Yes, DON'T touch the good server, but that is what it looks like, the resignaturing of the LUN is what is causing the issue. How about storage groups on your SAN, again for some reason the SAN again the SAN is not recognizing the HBAs after the reboot. So it cannot present the LUN to them. How about storage groups in your SAN? Are you able to rebuild one of the bad servers? But currently all of your VMs are running on the good server is that correct? Or are there any that are offline?
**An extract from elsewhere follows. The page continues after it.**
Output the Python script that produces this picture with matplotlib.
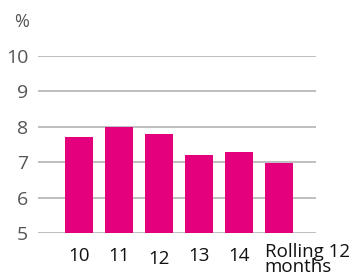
import matplotlib.pyplot as plt
import matplotlib.transforms as mtransforms

plt.rcParams["font.family"] = ["Open Sans", "DejaVu Sans"]

categories = ["10", "11", "12", "13", "14"]
last_label = "Rolling 12\nmonths"
values = [7.7, 8.0, 7.8, 7.2, 7.3, 6.99]
yticks = [5, 6, 7, 8, 9, 10]

bar_color = "#E4007C"
grid_color = "#b4b4b4"

fig = plt.figure(figsize=(3.53, 2.77), dpi=100)
ax = fig.add_axes([38 / 353, 44 / 277, 278 / 353, 177 / 277])

x = list(range(len(values)))
ax.bar(x, values, width=0.7, color=bar_color, zorder=3)

ax.set_ylim(5, 10)
ax.set_xlim(-1.025, 5.925)
ax.set_yticks(yticks)
ax.set_yticklabels([str(t) for t in yticks], fontsize=14, color="#555555")
ax.grid(axis="y", color=grid_color, linewidth=1.2, zorder=0)
ax.tick_params(axis="y", length=0, pad=7)
ax.tick_params(axis="x", length=0, pad=10)
for s in ax.spines.values():
    s.set_visible(False)

ax.set_xticks(x[:5])
ax.set_xticklabels(categories, fontsize=13.5, color="#111111", fontweight="medium")
# the "12" label sits a little lower in the original
lbl = ax.get_xticklabels()[2]
lbl.set_transform(lbl.get_transform() + mtransforms.ScaledTranslation(0, -3 / 100, fig.dpi_scale_trans))

ax.text(5 - 0.36, -10 / 177, last_label, transform=mtransforms.blended_transform_factory(ax.transData, ax.transAxes),
        ha="left", va="top", fontsize=13.5, color="#111111", fontweight="medium", linespacing=0.8)

fig.text(14 / 353, 1 - 22 / 277, "%", fontsize=13, color="#555555", va="center", ha="left")

fig.savefig("out.png", dpi=100)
If you are going to rebuild the server please make sure to move all the vms to the working server even the ones that are powered off.

0 Kudos
shatztal
Contributor
Contributor

all the VMs run on the good server,i don't know about the groups on the SAN cause i config the SAN so i don't know,

how should i rebuild the server?

what should i do with the signatures?how do use it? wich parameter should i change? the EnableResignature or the Dissallowsnapshotlun?

what do they do?should i change them on all server?even on the good? cause i am sure that the good server after reoot will aplay the sam thing

0 Kudos
ncentech
Enthusiast
Enthusiast

yeah! those are the things you might need to do but like I said before you need to read on it to see what it will do to your environment. I don't have access to your environment so I don't know how it's configured. Have you install the software before? Is pretty streight forward, you just need to document your current configuration make sure you have all partitions, the IP addresses, the Vswitches the portgroup names and of course the name of your ESX server.

But all in all I am not an expert just that I have come across this before and that is what it took me to fix it. Your scenario might be a bit different and other things can actually be the issue.

I hope you have enough information here to start working on your issue. Reboot the bad servers again and look at the logs to see what other issues you are experiencing.